_Aim of the task_
Skip every picture, and extract verbatim the lines from the line containing "Reproduce this chart" to the line containing "ax.set_yticklabels([str(t) for t in y_ticks])", both lines included.

Source code of charts:

##############################

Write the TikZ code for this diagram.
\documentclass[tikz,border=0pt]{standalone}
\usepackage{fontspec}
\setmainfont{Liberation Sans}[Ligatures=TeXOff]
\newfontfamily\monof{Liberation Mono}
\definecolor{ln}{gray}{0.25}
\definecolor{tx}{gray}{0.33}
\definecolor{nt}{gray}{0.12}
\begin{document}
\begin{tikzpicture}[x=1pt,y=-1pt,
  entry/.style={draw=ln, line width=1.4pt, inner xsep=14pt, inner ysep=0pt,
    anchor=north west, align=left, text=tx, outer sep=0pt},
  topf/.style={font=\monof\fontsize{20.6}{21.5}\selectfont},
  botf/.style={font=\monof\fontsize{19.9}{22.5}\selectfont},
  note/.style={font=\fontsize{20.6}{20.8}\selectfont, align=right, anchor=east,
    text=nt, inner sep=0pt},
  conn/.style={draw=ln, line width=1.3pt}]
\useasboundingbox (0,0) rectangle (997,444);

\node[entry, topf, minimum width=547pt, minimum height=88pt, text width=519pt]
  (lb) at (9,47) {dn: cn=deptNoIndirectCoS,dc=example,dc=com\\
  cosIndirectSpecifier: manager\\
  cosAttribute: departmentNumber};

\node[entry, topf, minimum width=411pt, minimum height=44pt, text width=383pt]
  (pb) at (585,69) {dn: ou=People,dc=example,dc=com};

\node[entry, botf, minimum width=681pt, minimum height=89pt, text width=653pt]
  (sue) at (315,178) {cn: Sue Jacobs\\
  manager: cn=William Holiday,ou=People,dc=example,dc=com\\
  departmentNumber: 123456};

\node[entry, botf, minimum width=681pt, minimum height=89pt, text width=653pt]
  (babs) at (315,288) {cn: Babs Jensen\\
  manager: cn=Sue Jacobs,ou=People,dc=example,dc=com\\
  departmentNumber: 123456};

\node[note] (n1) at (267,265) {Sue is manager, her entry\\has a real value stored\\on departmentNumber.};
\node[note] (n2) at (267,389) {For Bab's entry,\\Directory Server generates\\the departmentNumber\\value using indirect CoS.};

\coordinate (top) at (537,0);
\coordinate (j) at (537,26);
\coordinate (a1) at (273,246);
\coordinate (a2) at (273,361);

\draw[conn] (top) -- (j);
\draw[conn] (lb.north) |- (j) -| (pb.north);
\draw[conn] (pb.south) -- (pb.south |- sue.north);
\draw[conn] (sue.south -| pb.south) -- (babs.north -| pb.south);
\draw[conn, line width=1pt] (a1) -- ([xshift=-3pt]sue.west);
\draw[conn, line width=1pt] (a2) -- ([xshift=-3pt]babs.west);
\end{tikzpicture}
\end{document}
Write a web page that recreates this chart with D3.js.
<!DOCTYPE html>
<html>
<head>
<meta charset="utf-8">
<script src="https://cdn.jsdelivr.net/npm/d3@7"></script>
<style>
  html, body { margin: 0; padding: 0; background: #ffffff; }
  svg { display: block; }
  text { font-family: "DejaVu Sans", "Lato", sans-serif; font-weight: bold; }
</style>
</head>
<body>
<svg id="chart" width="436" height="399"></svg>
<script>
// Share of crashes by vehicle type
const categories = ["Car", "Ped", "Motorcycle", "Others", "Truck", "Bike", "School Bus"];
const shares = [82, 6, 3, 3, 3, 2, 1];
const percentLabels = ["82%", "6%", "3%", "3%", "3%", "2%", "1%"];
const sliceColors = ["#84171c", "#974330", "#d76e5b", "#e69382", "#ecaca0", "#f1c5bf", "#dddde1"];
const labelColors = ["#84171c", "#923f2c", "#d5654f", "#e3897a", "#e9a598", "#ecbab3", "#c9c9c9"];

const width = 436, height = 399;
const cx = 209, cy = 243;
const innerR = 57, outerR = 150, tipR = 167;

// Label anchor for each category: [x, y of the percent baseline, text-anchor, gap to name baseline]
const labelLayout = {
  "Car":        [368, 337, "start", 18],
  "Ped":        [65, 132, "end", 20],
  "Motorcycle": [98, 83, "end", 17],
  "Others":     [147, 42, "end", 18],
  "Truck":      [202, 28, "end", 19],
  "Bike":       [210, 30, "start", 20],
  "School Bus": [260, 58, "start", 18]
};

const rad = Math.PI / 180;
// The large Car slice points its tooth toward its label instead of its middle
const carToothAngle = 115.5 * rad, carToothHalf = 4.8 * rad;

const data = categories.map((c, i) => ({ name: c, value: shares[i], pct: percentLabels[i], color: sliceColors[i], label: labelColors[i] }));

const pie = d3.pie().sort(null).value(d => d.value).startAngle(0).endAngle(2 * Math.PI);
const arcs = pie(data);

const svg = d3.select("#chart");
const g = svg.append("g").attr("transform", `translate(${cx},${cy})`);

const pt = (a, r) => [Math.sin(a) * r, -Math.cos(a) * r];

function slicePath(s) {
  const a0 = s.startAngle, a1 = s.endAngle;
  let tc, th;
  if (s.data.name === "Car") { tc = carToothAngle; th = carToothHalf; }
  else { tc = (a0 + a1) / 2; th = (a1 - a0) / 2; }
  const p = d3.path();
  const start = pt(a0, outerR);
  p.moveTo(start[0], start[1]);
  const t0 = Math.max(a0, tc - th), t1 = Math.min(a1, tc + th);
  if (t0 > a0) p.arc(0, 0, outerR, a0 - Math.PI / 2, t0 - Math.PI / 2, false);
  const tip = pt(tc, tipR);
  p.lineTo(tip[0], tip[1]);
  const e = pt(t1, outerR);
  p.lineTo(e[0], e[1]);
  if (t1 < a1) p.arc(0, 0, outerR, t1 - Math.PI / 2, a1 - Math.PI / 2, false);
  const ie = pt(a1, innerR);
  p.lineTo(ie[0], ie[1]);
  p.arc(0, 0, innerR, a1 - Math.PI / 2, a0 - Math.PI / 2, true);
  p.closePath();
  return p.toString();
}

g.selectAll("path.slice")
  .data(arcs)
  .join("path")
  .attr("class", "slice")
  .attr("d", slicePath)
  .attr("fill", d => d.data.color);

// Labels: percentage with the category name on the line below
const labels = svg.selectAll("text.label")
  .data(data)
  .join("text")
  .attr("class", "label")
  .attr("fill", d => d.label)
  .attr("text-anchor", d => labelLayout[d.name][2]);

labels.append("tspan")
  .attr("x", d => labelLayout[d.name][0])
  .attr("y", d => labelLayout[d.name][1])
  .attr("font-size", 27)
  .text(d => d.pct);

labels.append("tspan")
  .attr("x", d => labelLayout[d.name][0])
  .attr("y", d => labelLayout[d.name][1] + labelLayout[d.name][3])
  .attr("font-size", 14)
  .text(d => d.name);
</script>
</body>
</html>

##############################

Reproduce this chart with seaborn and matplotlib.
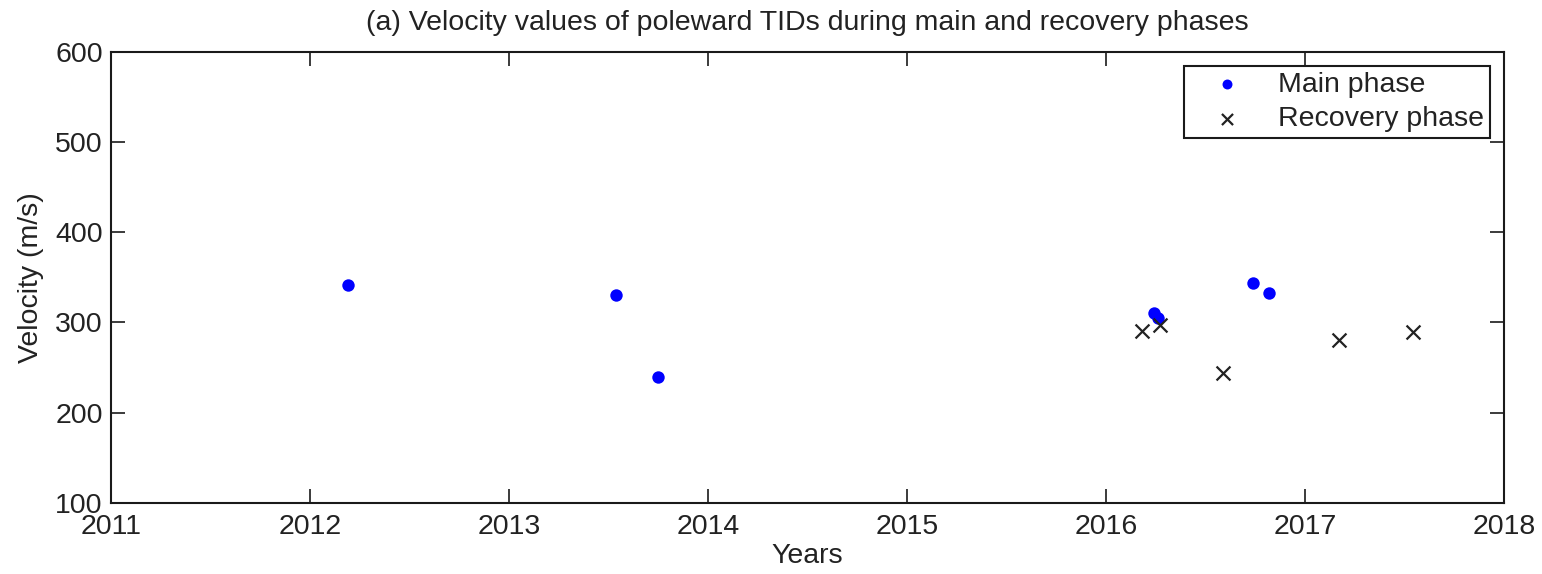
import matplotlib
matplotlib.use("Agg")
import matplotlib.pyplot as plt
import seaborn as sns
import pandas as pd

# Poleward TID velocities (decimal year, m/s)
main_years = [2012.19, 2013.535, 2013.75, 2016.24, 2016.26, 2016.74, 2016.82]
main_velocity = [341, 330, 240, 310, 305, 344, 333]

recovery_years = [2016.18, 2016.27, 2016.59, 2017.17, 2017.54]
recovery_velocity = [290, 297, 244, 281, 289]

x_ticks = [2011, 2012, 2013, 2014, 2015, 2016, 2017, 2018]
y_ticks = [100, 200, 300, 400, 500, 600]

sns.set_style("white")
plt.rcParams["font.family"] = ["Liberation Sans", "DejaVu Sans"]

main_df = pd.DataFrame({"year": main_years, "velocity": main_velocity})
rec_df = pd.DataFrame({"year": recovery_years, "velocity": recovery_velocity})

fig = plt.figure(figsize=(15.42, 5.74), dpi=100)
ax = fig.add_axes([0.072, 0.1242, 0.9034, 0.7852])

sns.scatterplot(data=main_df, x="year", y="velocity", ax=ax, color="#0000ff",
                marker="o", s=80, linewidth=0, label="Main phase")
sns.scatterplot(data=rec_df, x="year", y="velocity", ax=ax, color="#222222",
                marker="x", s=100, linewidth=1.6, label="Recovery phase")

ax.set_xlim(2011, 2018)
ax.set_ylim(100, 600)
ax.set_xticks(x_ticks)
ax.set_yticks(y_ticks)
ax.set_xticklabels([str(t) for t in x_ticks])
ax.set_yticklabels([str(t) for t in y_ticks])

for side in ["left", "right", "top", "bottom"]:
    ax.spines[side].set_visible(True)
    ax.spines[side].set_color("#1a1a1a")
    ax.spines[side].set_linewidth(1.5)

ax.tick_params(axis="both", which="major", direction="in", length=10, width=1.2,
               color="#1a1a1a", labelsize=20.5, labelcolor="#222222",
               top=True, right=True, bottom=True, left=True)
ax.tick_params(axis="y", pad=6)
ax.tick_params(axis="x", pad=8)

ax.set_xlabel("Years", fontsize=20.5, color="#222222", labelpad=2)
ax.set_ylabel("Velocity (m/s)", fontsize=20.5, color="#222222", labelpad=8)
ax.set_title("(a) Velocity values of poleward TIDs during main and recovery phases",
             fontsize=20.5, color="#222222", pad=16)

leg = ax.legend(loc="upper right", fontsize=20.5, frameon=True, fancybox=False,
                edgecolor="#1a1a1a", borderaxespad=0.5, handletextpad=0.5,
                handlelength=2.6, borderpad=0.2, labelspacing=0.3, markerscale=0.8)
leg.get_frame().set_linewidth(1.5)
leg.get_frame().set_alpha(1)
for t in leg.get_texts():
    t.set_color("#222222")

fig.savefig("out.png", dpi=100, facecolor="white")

##############################

_Written reply_
Reproduce this chart with seaborn and matplotlib.
import matplotlib
matplotlib.use("Agg")
import matplotlib.pyplot as plt
import seaborn as sns
import pandas as pd

# Poleward TID velocities (decimal year, m/s)
main_years = [2012.19, 2013.535, 2013.75, 2016.24, 2016.26, 2016.74, 2016.82]
main_velocity = [341, 330, 240, 310, 305, 344, 333]

recovery_years = [2016.18, 2016.27, 2016.59, 2017.17, 2017.54]
recovery_velocity = [290, 297, 244, 281, 289]

x_ticks = [2011, 2012, 2013, 2014, 2015, 2016, 2017, 2018]
y_ticks = [100, 200, 300, 400, 500, 600]

sns.set_style("white")
plt.rcParams["font.family"] = ["Liberation Sans", "DejaVu Sans"]

main_df = pd.DataFrame({"year": main_years, "velocity": main_velocity})
rec_df = pd.DataFrame({"year": recovery_years, "velocity": recovery_velocity})

fig = plt.figure(figsize=(15.42, 5.74), dpi=100)
ax = fig.add_axes([0.072, 0.1242, 0.9034, 0.7852])

sns.scatterplot(data=main_df, x="year", y="velocity", ax=ax, color="#0000ff",
                marker="o", s=80, linewidth=0, label="Main phase")
sns.scatterplot(data=rec_df, x="year", y="velocity", ax=ax, color="#222222",
                marker="x", s=100, linewidth=1.6, label="Recovery phase")

ax.set_xlim(2011, 2018)
ax.set_ylim(100, 600)
ax.set_xticks(x_ticks)
ax.set_yticks(y_ticks)
ax.set_xticklabels([str(t) for t in x_ticks])
ax.set_yticklabels([str(t) for t in y_ticks])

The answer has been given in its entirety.